■ GOAL
Begin at the top of the entries below and write out every line through the one containing "import seaborn as sns", excluding pictures.

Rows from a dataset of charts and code

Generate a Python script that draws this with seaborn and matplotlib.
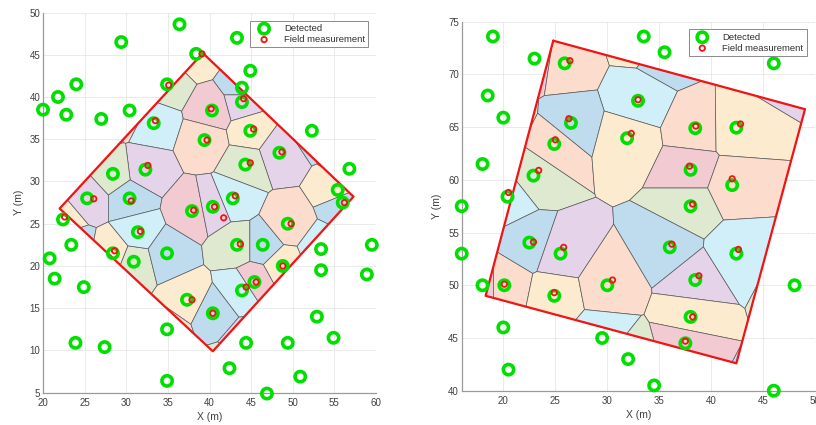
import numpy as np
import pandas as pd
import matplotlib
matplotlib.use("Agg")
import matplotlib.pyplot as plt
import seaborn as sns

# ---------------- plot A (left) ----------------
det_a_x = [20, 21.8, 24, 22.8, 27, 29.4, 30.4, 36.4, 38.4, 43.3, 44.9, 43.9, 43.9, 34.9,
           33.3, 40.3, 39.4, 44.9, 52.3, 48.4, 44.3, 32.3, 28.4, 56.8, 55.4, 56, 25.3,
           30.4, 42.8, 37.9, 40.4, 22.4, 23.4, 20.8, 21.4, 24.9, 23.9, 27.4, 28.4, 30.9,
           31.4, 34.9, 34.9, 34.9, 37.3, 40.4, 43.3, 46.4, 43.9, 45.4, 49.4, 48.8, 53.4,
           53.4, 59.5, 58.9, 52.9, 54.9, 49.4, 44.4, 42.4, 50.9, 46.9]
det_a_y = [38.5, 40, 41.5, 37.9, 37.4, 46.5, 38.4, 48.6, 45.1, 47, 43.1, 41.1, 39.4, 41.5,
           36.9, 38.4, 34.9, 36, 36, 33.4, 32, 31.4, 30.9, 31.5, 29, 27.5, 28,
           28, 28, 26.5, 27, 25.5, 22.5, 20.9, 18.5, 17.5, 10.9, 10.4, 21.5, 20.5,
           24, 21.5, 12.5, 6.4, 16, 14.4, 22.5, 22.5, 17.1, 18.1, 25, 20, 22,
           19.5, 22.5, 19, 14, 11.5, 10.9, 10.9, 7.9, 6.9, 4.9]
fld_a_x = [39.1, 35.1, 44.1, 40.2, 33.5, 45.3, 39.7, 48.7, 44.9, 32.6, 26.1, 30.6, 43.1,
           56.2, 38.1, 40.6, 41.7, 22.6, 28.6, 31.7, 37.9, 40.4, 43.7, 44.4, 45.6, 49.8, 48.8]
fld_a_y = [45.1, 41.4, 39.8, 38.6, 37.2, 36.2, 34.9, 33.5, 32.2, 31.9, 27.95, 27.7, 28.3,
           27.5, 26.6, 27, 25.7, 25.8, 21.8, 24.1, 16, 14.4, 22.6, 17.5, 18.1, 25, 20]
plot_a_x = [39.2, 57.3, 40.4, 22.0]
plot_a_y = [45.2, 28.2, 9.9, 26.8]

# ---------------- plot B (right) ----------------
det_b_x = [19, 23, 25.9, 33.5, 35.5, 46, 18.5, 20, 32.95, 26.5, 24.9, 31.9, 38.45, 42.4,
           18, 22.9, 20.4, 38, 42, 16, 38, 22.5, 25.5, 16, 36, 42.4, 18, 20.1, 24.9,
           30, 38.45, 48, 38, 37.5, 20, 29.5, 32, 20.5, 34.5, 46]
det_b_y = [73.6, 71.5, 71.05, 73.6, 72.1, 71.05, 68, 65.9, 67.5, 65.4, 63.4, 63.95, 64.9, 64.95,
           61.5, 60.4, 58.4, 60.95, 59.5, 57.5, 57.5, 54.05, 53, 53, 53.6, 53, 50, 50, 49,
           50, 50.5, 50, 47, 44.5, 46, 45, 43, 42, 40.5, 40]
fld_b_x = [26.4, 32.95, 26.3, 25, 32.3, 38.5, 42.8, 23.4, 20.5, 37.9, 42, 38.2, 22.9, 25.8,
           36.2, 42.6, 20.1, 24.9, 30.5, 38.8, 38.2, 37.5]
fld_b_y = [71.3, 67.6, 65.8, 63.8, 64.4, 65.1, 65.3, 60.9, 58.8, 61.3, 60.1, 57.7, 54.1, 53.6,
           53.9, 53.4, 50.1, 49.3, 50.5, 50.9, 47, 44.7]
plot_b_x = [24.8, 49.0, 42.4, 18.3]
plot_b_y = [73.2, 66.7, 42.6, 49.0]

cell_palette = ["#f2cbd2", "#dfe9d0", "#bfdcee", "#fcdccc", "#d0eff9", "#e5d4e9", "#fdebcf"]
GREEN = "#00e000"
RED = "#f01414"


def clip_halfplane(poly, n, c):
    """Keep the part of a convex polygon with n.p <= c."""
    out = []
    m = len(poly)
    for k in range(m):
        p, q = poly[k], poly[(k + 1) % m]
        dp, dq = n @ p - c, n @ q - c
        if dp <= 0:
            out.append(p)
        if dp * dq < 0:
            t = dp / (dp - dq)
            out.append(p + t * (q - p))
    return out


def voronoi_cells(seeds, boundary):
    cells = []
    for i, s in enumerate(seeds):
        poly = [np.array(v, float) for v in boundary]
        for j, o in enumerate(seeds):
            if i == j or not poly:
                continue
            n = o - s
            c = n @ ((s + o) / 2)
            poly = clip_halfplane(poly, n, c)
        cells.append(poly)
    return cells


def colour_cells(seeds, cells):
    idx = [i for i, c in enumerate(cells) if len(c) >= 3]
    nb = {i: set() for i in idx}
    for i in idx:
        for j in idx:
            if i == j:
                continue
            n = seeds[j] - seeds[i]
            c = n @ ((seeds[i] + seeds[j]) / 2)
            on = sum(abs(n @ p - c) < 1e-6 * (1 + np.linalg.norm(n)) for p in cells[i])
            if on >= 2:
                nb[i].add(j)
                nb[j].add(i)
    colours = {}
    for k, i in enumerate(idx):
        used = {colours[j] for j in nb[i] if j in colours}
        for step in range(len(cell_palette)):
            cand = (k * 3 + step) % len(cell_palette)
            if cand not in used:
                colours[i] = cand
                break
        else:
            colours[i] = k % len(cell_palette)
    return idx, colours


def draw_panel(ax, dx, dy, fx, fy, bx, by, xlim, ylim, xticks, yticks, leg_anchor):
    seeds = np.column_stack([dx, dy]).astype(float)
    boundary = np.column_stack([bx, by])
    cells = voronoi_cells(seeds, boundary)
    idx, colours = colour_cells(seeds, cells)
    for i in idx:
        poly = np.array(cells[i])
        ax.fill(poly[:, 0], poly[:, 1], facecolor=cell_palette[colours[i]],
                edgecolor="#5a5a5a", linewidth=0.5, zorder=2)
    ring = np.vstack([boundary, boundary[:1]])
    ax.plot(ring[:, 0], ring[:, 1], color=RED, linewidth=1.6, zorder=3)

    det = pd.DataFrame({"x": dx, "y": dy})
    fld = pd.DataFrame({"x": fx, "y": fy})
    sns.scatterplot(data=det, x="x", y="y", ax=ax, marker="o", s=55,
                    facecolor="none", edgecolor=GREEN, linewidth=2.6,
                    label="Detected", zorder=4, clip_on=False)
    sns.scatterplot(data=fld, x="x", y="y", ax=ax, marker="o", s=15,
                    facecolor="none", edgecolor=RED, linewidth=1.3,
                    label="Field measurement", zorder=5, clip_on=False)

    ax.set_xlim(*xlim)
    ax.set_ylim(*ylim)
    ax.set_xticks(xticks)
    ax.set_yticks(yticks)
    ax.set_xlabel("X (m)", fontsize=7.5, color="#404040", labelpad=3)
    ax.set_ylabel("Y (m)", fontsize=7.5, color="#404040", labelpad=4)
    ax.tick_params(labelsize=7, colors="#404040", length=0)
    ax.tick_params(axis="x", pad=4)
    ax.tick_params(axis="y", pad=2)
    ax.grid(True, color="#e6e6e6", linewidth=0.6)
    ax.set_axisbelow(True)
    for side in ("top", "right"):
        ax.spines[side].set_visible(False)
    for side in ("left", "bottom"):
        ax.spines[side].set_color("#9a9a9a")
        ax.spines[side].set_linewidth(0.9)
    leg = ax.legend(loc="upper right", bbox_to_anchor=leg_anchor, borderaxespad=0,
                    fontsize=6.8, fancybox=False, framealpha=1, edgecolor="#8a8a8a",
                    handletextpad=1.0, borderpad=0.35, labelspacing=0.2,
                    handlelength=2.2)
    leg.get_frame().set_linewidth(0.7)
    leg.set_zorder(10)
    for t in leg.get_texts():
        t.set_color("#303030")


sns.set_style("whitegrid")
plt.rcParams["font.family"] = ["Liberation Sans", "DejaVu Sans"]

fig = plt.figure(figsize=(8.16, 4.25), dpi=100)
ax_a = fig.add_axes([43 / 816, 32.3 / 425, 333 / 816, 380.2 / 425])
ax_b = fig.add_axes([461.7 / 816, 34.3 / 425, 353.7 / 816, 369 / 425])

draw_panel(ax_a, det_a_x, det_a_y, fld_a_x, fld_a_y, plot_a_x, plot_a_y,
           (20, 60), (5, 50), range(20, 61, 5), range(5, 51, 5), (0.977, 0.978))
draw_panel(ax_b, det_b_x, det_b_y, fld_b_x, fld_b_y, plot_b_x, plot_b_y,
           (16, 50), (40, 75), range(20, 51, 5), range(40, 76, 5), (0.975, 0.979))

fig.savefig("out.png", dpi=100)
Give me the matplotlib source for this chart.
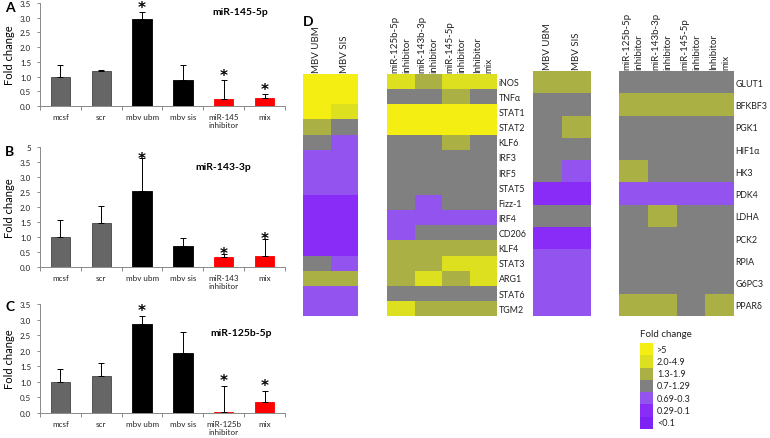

■ FULL OUTPUT
Generate a Python script that draws this with seaborn and matplotlib.
import numpy as np
import pandas as pd
import matplotlib
matplotlib.use("Agg")
import matplotlib.pyplot as plt
import seaborn as sns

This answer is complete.